In fact, one of the most famous cosmetic groups, L’Oréal, saw its sales grow 5.3 percent in 2008, the heart of the most recent recession. This number indicates that beauty market was still active during the economic downturn. What’s interesting is that, as the sales of lipsticks underwent a certain decline, sales of nail decoration goodies like nail polish are up 65% since the first half of 2008, according to market research firm NPD Group. The unpredictable shift had to do with the glut of lipsticks on women’s dressers and their increasing demand for nail beauty. As a result, the “Nail Polish Index” has now become a new indicator of the economy.
How do products like lipsticks and nail polish measure the economy? There are several rationales behind it. First, when people could no longer afford things they used to consume, they simply turned to inferior goods. For example, it might be hard for them to consume big-ticket items like houses, jewelry or autos, but as for inexpensive goods like lipsticks, they could absolutely afford it and enjoy the fun of shopping. After all, even lipsticks of top brands are under $40 nowadays. Second, according to a research conducted by the Texas Christian University, women are more likely to buy beauty products during recessions. This is because women feel more secure with makeup and nicer clothes while their bank account balances are under pressure. They try to compensate themselves with small and affordable indulgence, like lipsticks, perfumes, nail polish and others.

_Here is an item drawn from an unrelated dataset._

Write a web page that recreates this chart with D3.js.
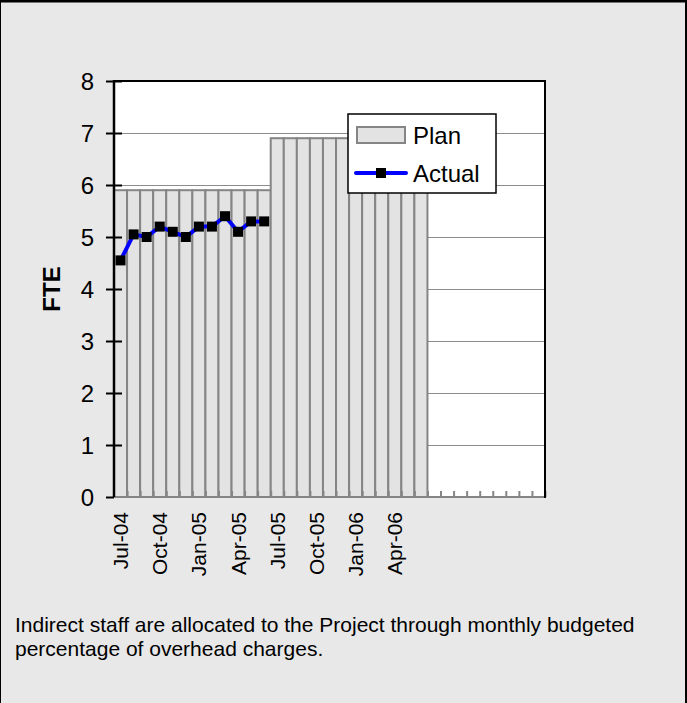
<!DOCTYPE html>
<html>
<head>
<meta charset="utf-8">
<script src="https://cdn.jsdelivr.net/npm/d3@7"></script>
<style>
  html, body { margin: 0; padding: 0; background: #e8e8e8; }
  svg { display: block; font-family: Arial, "Liberation Sans", sans-serif; }
</style>
</head>
<body>
<svg id="chart" width="687" height="703"></svg>
<script>
// ---- data ----
const categories = ["Jul-04","Aug-04","Sep-04","Oct-04","Nov-04","Dec-04","Jan-05","Feb-05","Mar-05","Apr-05","May-05","Jun-05",
                    "Jul-05","Aug-05","Sep-05","Oct-05","Nov-05","Dec-05","Jan-06","Feb-06","Mar-06","Apr-06","May-06","Jun-06",
                    "","","","","","","","",""];
const tickLabels = ["Jul-04","Oct-04","Jan-05","Apr-05","Jul-05","Oct-05","Jan-06","Apr-06"];
const planValues = [5.9,5.9,5.9,5.9,5.9,5.9,5.9,5.9,5.9,5.9,5.9,5.9,
                    6.9,6.9,6.9,6.9,6.9,6.9,6.9,6.9,6.9,6.9,6.9,6.9];
const actualValues = [4.55,5.05,5.0,5.2,5.1,5.0,5.2,5.2,5.4,5.1,5.3,5.3];
const yTicks = [0,1,2,3,4,5,6,7,8];
const seriesNames = ["Plan","Actual"];
const yTitle = "FTE";
const footnote = ["Indirect staff are allocated to the Project through monthly budgeted",
                  "percentage of overhead charges."];

// ---- layout ----
const W = 687, H = 703;
const L = 114, R = 545, T = 81, B = 497;
const svg = d3.select("#chart");

// background & frame
svg.append("rect").attr("x",0).attr("y",0).attr("width",W).attr("height",H).attr("fill","#e8e8e8");
svg.append("line").attr("x1",0).attr("x2",W).attr("y1",1).attr("y2",1).attr("stroke","#000").attr("stroke-width",3);
svg.append("line").attr("x1",0.5).attr("x2",0.5).attr("y1",0).attr("y2",H).attr("stroke","#000").attr("stroke-width",1);
svg.append("line").attr("x1",686).attr("x2",686).attr("y1",0).attr("y2",H).attr("stroke","#000").attr("stroke-width",2);

const idx = categories.map((c,i)=>i);
const x = d3.scaleBand().domain(idx).range([L, R]).padding(0);
const xb = d3.scaleLinear().domain([0, categories.length]).range([L, R]);
const y = d3.scaleLinear().domain([0, 8]).range([B, T]);

// plot area
svg.append("rect").attr("x",L).attr("y",T).attr("width",R-L).attr("height",B-T).attr("fill","#fff");

// gridlines
svg.append("g").selectAll("line").data(yTicks.filter(v=>v>0 && v<8)).join("line")
  .attr("x1",L).attr("x2",R).attr("y1",d=>Math.round(y(d))+0.5).attr("y2",d=>Math.round(y(d))+0.5)
  .attr("stroke","#8c8c8c").attr("stroke-width",1);

// bars
svg.append("g").selectAll("rect").data(planValues).join("rect")
  .attr("x",(d,i)=>x(i)).attr("width",x.bandwidth())
  .attr("y",d=>y(d)).attr("height",d=>y(0)-y(d))
  .attr("fill","#e3e3e3").attr("stroke","#858585").attr("stroke-width",2);

// x axis minor ticks (category boundaries) and axis line
const xMinor = svg.append("g").attr("transform",`translate(0,${B})`)
  .call(d3.axisBottom(xb).tickValues(d3.range(1, categories.length+1)).tickSize(-6).tickFormat(""));
xMinor.select(".domain").remove();
xMinor.selectAll(".tick line").attr("stroke","#858585").attr("stroke-width",2);
svg.append("line").attr("x1",L).attr("x2",R).attr("y1",B).attr("y2",B).attr("stroke","#858585").attr("stroke-width",2);

// x labels
const labelIdx = idx.filter(i => tickLabels.includes(categories[i]));
const xAx = svg.append("g").attr("transform",`translate(0,${B})`)
  .call(d3.axisBottom(x).tickValues(labelIdx).tickSize(0).tickFormat(i=>categories[i]));
xAx.select(".domain").remove();
xAx.selectAll("text")
  .attr("font-size","21px").attr("font-family","Arial, 'Liberation Sans', sans-serif").attr("fill","#000")
  .attr("text-anchor","end").attr("transform","rotate(-90)")
  .attr("x",-15).attr("y",0).attr("dy","0.36em");

// plot border top/right
svg.append("line").attr("x1",L).attr("x2",R+1).attr("y1",T).attr("y2",T).attr("stroke","#000").attr("stroke-width",2);
svg.append("line").attr("x1",R).attr("x2",R).attr("y1",T).attr("y2",B+1).attr("stroke","#000").attr("stroke-width",2);

// y axis
const yAx = svg.append("g").attr("transform",`translate(${L},0)`)
  .call(d3.axisLeft(y).tickValues(yTicks).tickSize(8).tickPadding(12).tickFormat(d3.format("d")));
yAx.select(".domain").attr("stroke","#000").attr("stroke-width",2.5).attr("d",`M0,${T-1}V${B}`);
yAx.selectAll(".tick line").attr("x1",d=>d===0?0:8).attr("x2",-8).attr("stroke","#000").attr("stroke-width",2);
yAx.selectAll("text").attr("font-size","24px").attr("font-family","Arial, 'Liberation Sans', sans-serif")
  .attr("fill","#000").attr("x",-20).attr("dy","0.35em");

// actual line
const line = d3.line().x((d,i)=>x(i)+x.bandwidth()/2).y(d=>y(d));
svg.append("path").datum(actualValues).attr("d",line)
  .attr("fill","none").attr("stroke","#0000ff").attr("stroke-width",4).attr("stroke-linejoin","round");
const ms = 10;
svg.append("g").selectAll("rect").data(actualValues).join("rect")
  .attr("x",(d,i)=>x(i)+x.bandwidth()/2-ms/2).attr("y",d=>y(d)-ms/2)
  .attr("width",ms).attr("height",ms).attr("fill","#000");

// legend
const lg = svg.append("g");
lg.append("rect").attr("x",348).attr("y",114).attr("width",148).attr("height",79)
  .attr("fill","#fff").attr("stroke","#000").attr("stroke-width",1.5);
lg.append("rect").attr("x",357).attr("y",127).attr("width",48).attr("height",16)
  .attr("fill","#e3e3e3").attr("stroke","#858585").attr("stroke-width",2);
lg.append("text").attr("x",413).attr("y",144).attr("font-size","24px").text(seriesNames[0]);
lg.append("line").attr("x1",356).attr("x2",406).attr("y1",173).attr("y2",173)
  .attr("stroke","#0000ff").attr("stroke-width",4).attr("stroke-linecap","round");
lg.append("rect").attr("x",381-ms/2).attr("y",173-ms/2).attr("width",ms).attr("height",ms).attr("fill","#000");
lg.append("text").attr("x",413).attr("y",182).attr("font-size","24px").text(seriesNames[1]);

// y title
svg.append("text").attr("transform",`translate(52,${(T+B)/2}) rotate(-90)`)
  .attr("text-anchor","middle").attr("dy","0.35em")
  .attr("font-size","24px").attr("font-weight","bold").text(yTitle);

// footnote
svg.append("g").selectAll("text").data(footnote).join("text")
  .attr("x",15).attr("y",(d,i)=>632 + i*24).attr("font-size","21px").text(d=>d);
</script>
</body>
</html>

Since the emerging of these unusual indicators, more and more categories were defined as the indicator of future economy. The info graphic showed below lists some weird ways of gauging the economy, including sales of cheap spirits, underwear sales and lower hemlines. Although they are not as authentic as widely recognized indicators like GDP or unemployment rate, they actually provide us with a different view of the economy.